Para Terán, el pintor no lograba vivificar estos modelos. Todo el esfuerzo escenográfico se derrumbaba en el rostro. “A pesar de la luz que ha implantado en los ojos, su mirada es mortecina y apagada (…) la boca, en pos del logro de una cierta expresión” termina pareciendo un gesto desfigurado, “un rictus”.

Con la fotografía continuó esta práctica, ampliando la clientela y las clases sociales que la solicitaban.

Las fotos de Sarmiento muerto, ya acomodado en su silla en Paraguay, es muestra de una hoy extraña necrofilia gráfica. La fotografía local tuvo lo suyo. En su extenso y reciente ensayo sobre la fotografía tucumana, Darío Albornoz dedica un capítulo entero a este negocio que aún florecía en los 20. Cuenta el autor que el fotógrafo “iba al domicilio” y “preparaba el escenario con pulcritud y en detalle para que el familiar del fallecido tuviera una fotografía que simulaba que aún estaba vivo”.

Luto

Luego de la muerte de un familiar comenzaba el luto. Todo se oscurecía y se evitaban los colores y se prohibían las salidas.

 El luto total de la señoras Josefa Bascary de Aráoz y Cármen Bascary a fines de siglo XIX. El luto total de la señoras Josefa Bascary de Aráoz y Cármen Bascary a fines de siglo XIX.

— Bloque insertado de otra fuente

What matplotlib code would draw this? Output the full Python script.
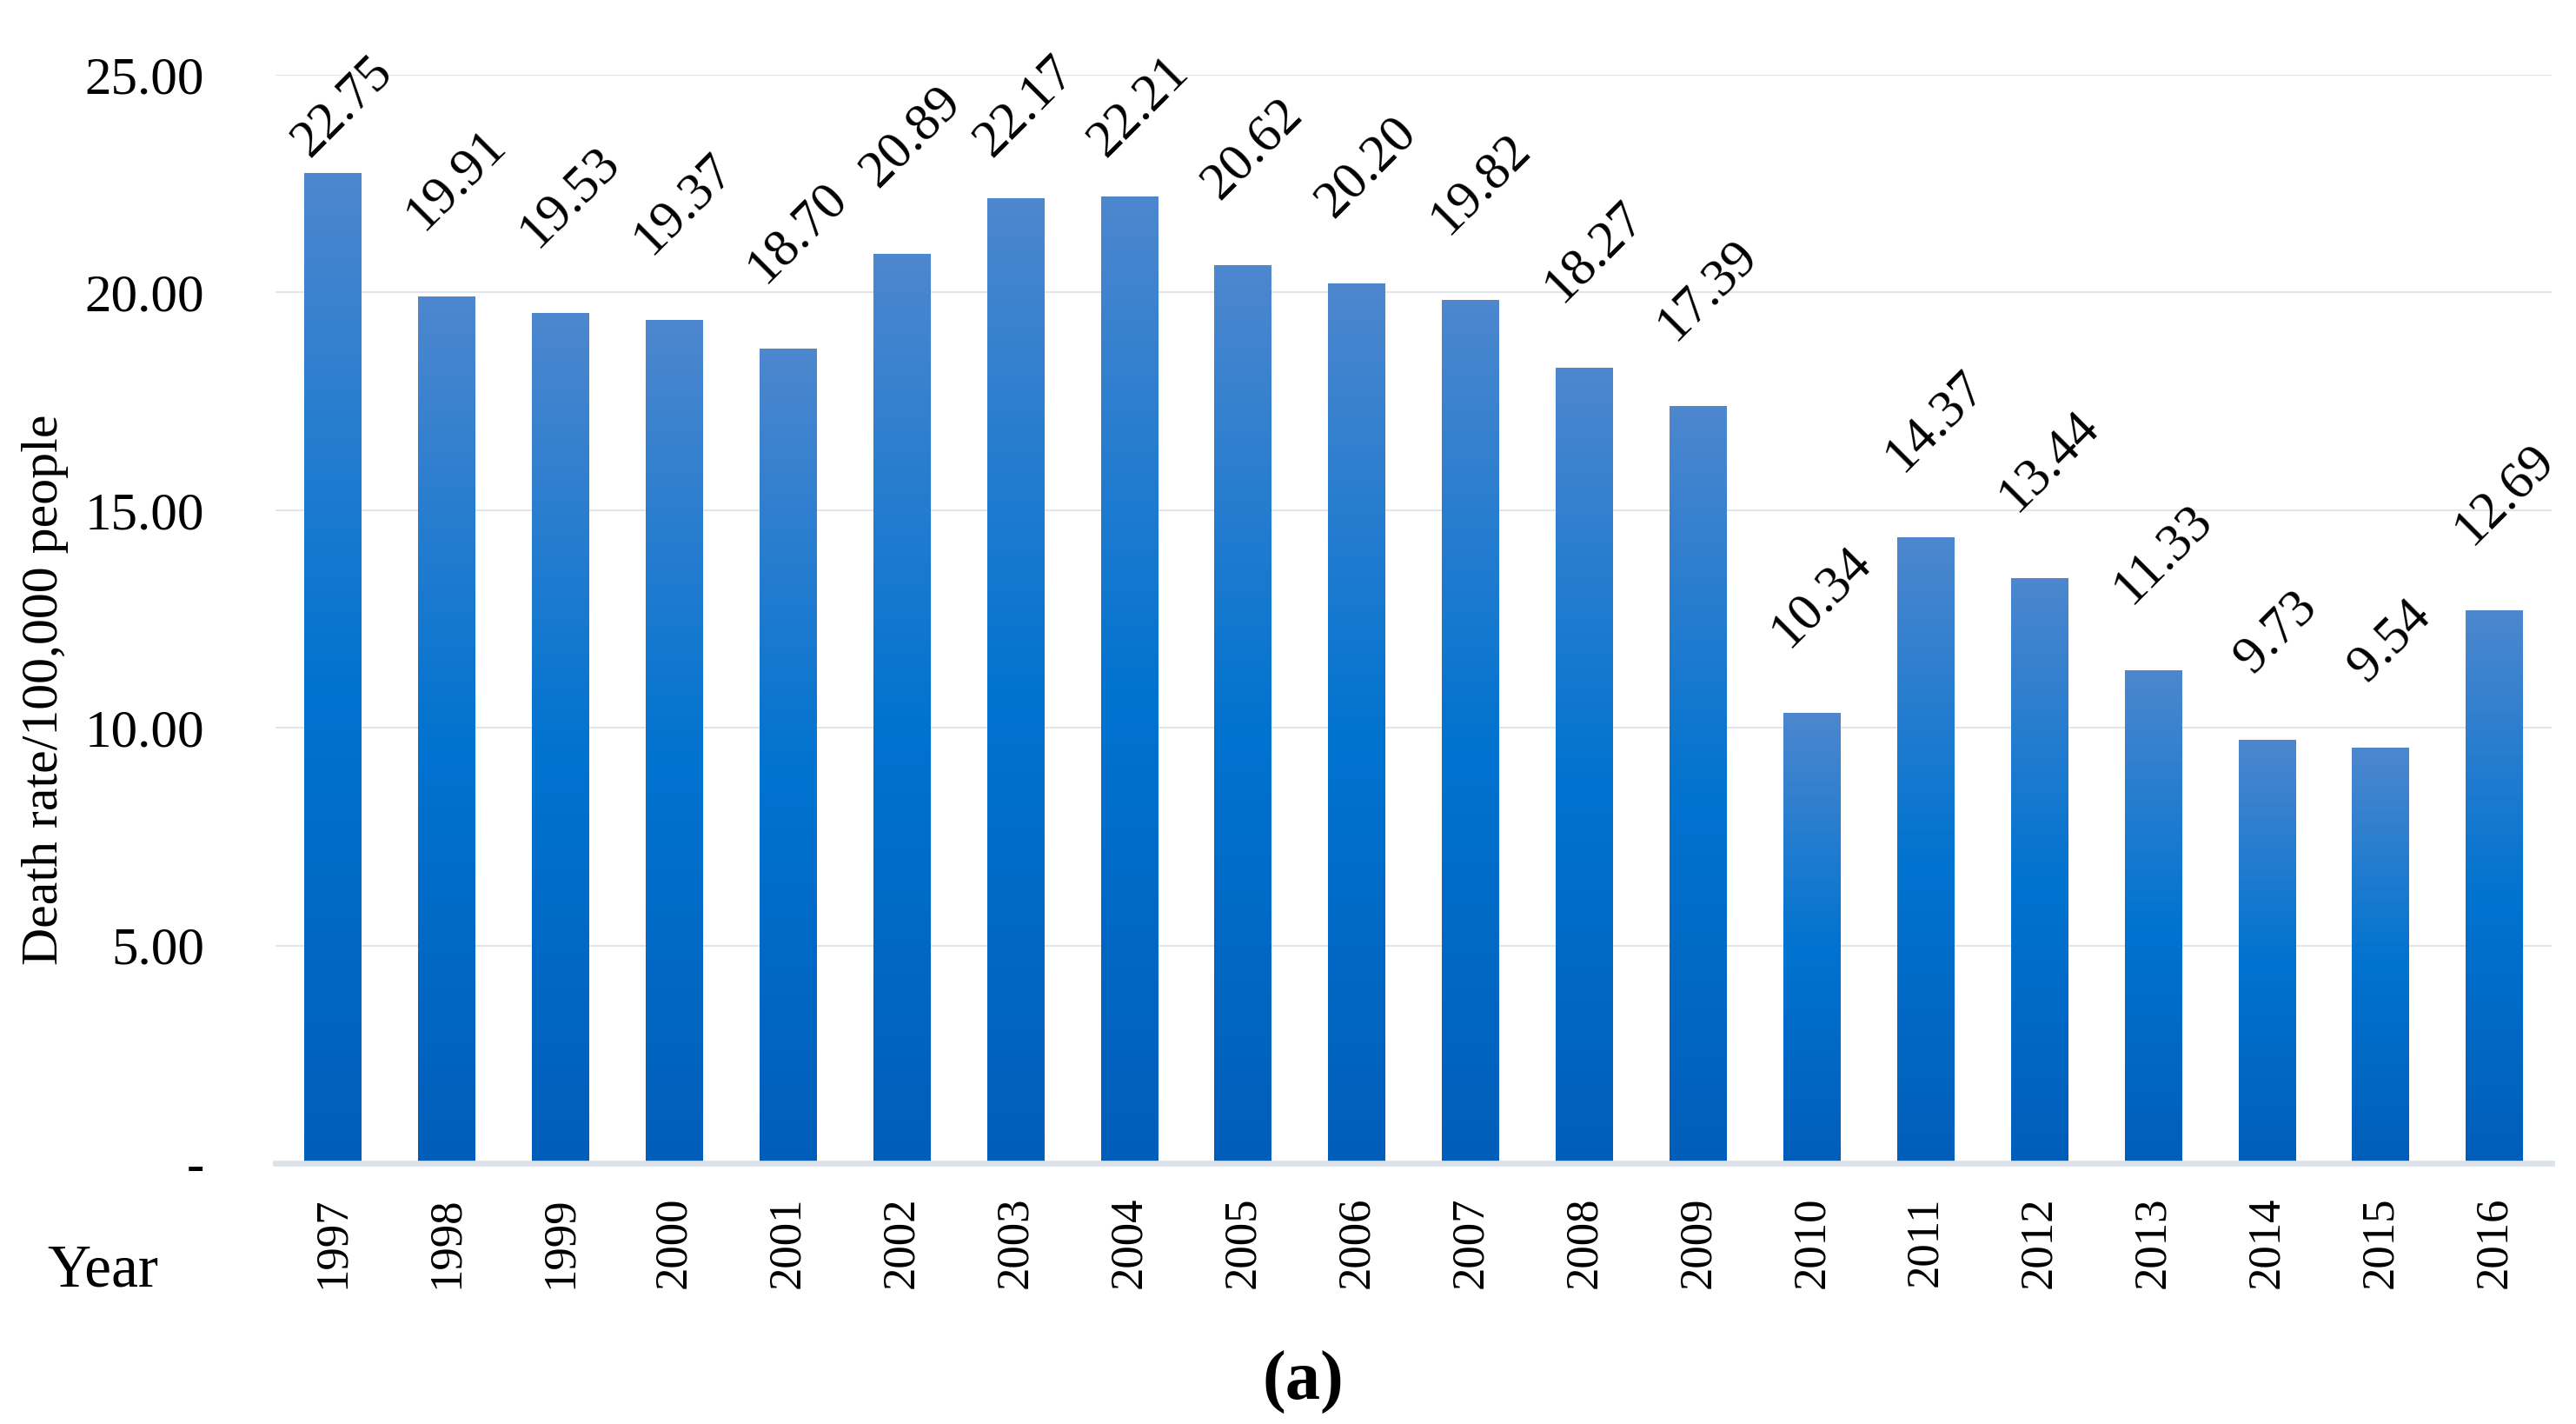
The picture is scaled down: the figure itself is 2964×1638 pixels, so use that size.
import numpy as np
import matplotlib
matplotlib.use("Agg")
import matplotlib.pyplot as plt
from matplotlib.colors import LinearSegmentedColormap

years = ["1997", "1998", "1999", "2000", "2001", "2002", "2003", "2004", "2005", "2006",
         "2007", "2008", "2009", "2010", "2011", "2012", "2013", "2014", "2015", "2016"]
rates = [22.75, 19.91, 19.53, 19.37, 18.70, 20.89, 22.17, 22.21, 20.62, 20.20,
         19.82, 18.27, 17.39, 10.34, 14.37, 13.44, 11.33, 9.73, 9.54, 12.69]
yticks = [0, 5, 10, 15, 20, 25]
ytick_labels = ["-", "5.00", "10.00", "15.00", "20.00", "25.00"]

plt.rcParams['font.family'] = ['Liberation Serif', 'DejaVu Serif']

fig = plt.figure(figsize=(14.82, 8.19), dpi=200)
ax = fig.add_axes([0.1071, 0.1832, 0.8833, 0.7643])

x = np.arange(len(years))
bars = ax.bar(x, rates, width=0.5, color='none', edgecolor='none', zorder=3)

cmap = LinearSegmentedColormap.from_list(
    "excelblue", [(0.0, "#005EBA"), (0.48, "#0073D0"), (1.0, "#4D87CE")])
grad = np.linspace(0, 1, 256).reshape(-1, 1)
for b in bars:
    x0 = b.get_x()
    w = b.get_width()
    h = b.get_height()
    im = ax.imshow(grad, cmap=cmap, origin='lower', aspect='auto',
                   extent=[x0, x0 + w, 0, h], zorder=3, interpolation='bilinear')
    im.set_clip_path(b)

# labels sit above each bar; kept inside the chart area near the top
label_cap = 21.6
for xi, v in zip(x, rates):
    ax.annotate(f"{v:.2f}", xy=(xi, min(v, label_cap)), xytext=(4, 23.6),
                textcoords='offset points', rotation=45, ha='center', va='bottom',
                fontsize=22, zorder=5, annotation_clip=False)

ax.set_xlim(-0.5, len(years) - 0.5)
ax.set_ylim(0, 25)
ax.set_yticks(yticks)
ax.set_yticklabels(ytick_labels, fontsize=22)
ax.set_xticks(x)
ax.set_xticklabels(years, rotation=90, fontsize=19)
ax.tick_params(axis='y', length=0, pad=29.7)
ax.tick_params(axis='x', length=0, pad=14)
ax.grid(axis='y', color='#e2e6eb', linewidth=0.75, zorder=0)
ax.set_axisbelow(True)
for s in ['top', 'right', 'left']:
    ax.spines[s].set_visible(False)
ax.spines['bottom'].set_color('#dce2e9')
ax.spines['bottom'].set_linewidth(2.4)
ax.spines['bottom'].set_zorder(4)

fig.text(0.0175, 0.516, "Death rate/100,000 people", rotation=90, ha='center', va='center', fontsize=21.5)
fig.text(0.040, 0.107, "Year", ha='center', va='center', fontsize=25)
fig.text(0.506, 0.029, "(a)", ha='center', va='center', fontsize=29, fontweight='bold')

fig.savefig("out.png", dpi=200)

Recuerda Sara Peña de Bascary: “los lutos eran terriblemente rigurosos. Recuerdo que las casas entornaban las puertas, no se podía salir ni a los balcones. Mi abuela y sus amigas no salían más que para ir a misa. Se cubrían la cabeza con mantilla hasta para andar por la calle. No se podía escuchar música. Como no se podía salir, recuerdo que se estilaba mirar la calle por esas mirillas que tenían las persianas”. Mientras el luto de las mujeres podía durar años y apartarlas por completo de la vida social, los varones luego de algunos días podían seguir su vida normal, vestidos de tonos oscuros y llevando un brazalete y una corbata negra. Cuenta Peña de Bascary que su suegra enviudó en 1938 y hasta que murió, en 1989, llevó luto riguroso. No festejaba ni las navidades.